Iterative configuration of programmable unitary converter based on few layer redundant multi-plane light conversion

TL;DR

This paper introduces a fast, iterative method for configuring multi-plane light conversion devices, significantly improving accuracy and speed, and enhancing robustness against fabrication errors in programmable photonic unitary converters.

Contribution

It develops a novel iterative configuration algorithm for MPLC devices, incorporating a new norm and redundancy layers to improve convergence and robustness.

Findings

Significantly improved convergence with added redundant layers.

Achieved orders of magnitude better accuracy.
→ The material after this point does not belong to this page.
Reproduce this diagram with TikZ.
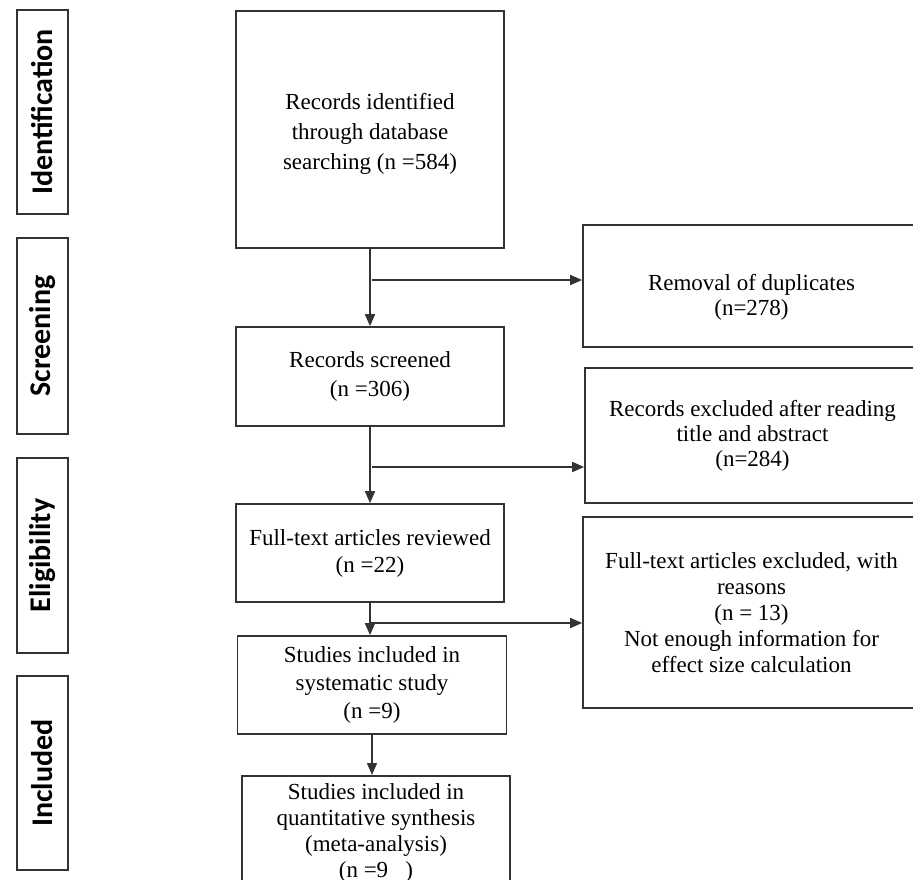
\documentclass[tikz,border=0pt]{standalone}
\usepackage{fontspec}
\setmainfont{Liberation Serif}
\newfontfamily\etapefont{Carlito}
\usetikzlibrary{arrows.meta}
\definecolor{trait}{HTML}{333333}
\tikzset{
  boite/.style={draw=trait, line width=1.7pt, align=center, inner sep=2pt,
    font=\fontsize{23}{27}\selectfont},
  interligne/.style={font=\fontsize{23}{#1}\selectfont},
  etape/.style={draw=trait, line width=1.7pt, rotate=90, inner sep=0pt,
    minimum height=51pt, font=\etapefont\bfseries\fontsize{30}{32}\selectfont},
  fleche/.style={draw=trait, line width=1.7pt, -{Triangle[length=12pt,width=10pt]}}
}
\begin{document}
\begin{tikzpicture}[x=1pt,y=-1pt]
\useasboundingbox (0,0) rectangle (913,879);
\clip (0,0) rectangle (913,879);

%% les étapes à gauche
\node[etape, minimum width=204pt] (ident) at (42.5,112) {Identification};
\node[etape, minimum width=196pt] (screen) at (42.5,336) {Screening};
\node[etape, minimum width=195pt] (elig) at (42.5,555.5) {Eligibility};
\node[etape, minimum width=194pt] (incl) at (42.5,773) {Included};

%% la colonne principale
\node[boite, interligne=30, minimum width=268pt, minimum height=237pt] (records) at (370,129.5)
  {\rule{0pt}{24pt}Records identified\\ through database\\ searching (n =584)};
\node[boite, interligne=29, minimum width=268pt, minimum height=99pt] (screened) at (370,376.5)
  {Records screened\\ (n =306)};
\node[boite, minimum width=268pt, minimum height=98pt] (reviewed) at (370,553)
  {Full-text articles reviewed\\ (n =22)};
\node[boite, interligne=28, minimum width=269pt, minimum height=98pt] (systematic) at (372,685)
  {Studies included in\\ systematic study\\ (n =9)};
\node[boite, interligne=26, inner sep=0pt, minimum width=268pt, minimum height=115pt, anchor=north] (quanti) at (376,775)
  {Studies included in\\ quantitative synthesis\\ (meta-analysis)\\ (n =9\ \ \ )};

%% les exclusions à droite
\node[boite, interligne=25, minimum width=337pt, minimum height=122pt] (dupl) at (751.5,286)
  {\rule{0pt}{38pt}Removal of duplicates\\ (n=278)};
\node[boite, interligne=25, minimum width=335pt, minimum height=135pt] (excl) at (752.5,435.5)
  {Records excluded after reading\\ title and abstract\\ (n=284)};
\node[boite, interligne=26, minimum width=337pt, minimum height=191pt] (fulltext) at (751.5,612.5)
  {Full-text articles excluded, with\\ reasons\\ (n = 13)\\ Not enough information for\\ effect size calculation};

%% les flèches
\draw[fleche] (records.south) -- (screened.north);
\coordinate (j1) at (372,280);
\draw[fleche] (j1) -- (j1 -| dupl.west);

\draw[fleche] (screened.south) -- (reviewed.north);
\coordinate (j2) at (372,467);
\draw[fleche] (j2) -- (j2 -| excl.west);

\draw[fleche] (reviewed.south) -- (reviewed.south |- systematic.north);
\coordinate (j3) at (370,623);
\draw[fleche] (j3) -- (j3 -| fulltext.west);

\draw[fleche] (systematic.south) -- (systematic.south |- quanti.north);

\end{tikzpicture}
\end{document}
Realized a 20-fold speed-up over previous methods.

Abstract

Programmable unitary photonic devices are emerging as promising tools to implement unitary transformation for quantum information processing, machine learning, and optical communication. These devices typically use a rectangular mesh of Mach-Zehnder interferometers (MZIs), which has a clear mathematical structure and can be configured deterministically. However, this mesh architecture is sensitive to fabrication errors, and the correction techniques are still under investigation. In contrast, the multi-plane light conversion (MPLC) architecture is more robust against fabrication errors, but a deterministic method for configuring the converter has not yet been developed due to its complex mathematical structure. In this work, we propose a fast iterative configuration method for MPLC, following the mathematical review of the matrix distance and proposal of a new norm. We show through numerical simulations that adding a few redundant layers significantly improves the convergence of the MPLC architecture, making it a practical and attractive option. We also consider the effects of finite resolution and crosstalk in phase shifters in our simulations. In addition, we propose a phase-insensitive distance suited for applications using only intensity detections. Our method demonstrates orders of magnitude better accuracy and a 20-fold speed-up compared to previous approaches.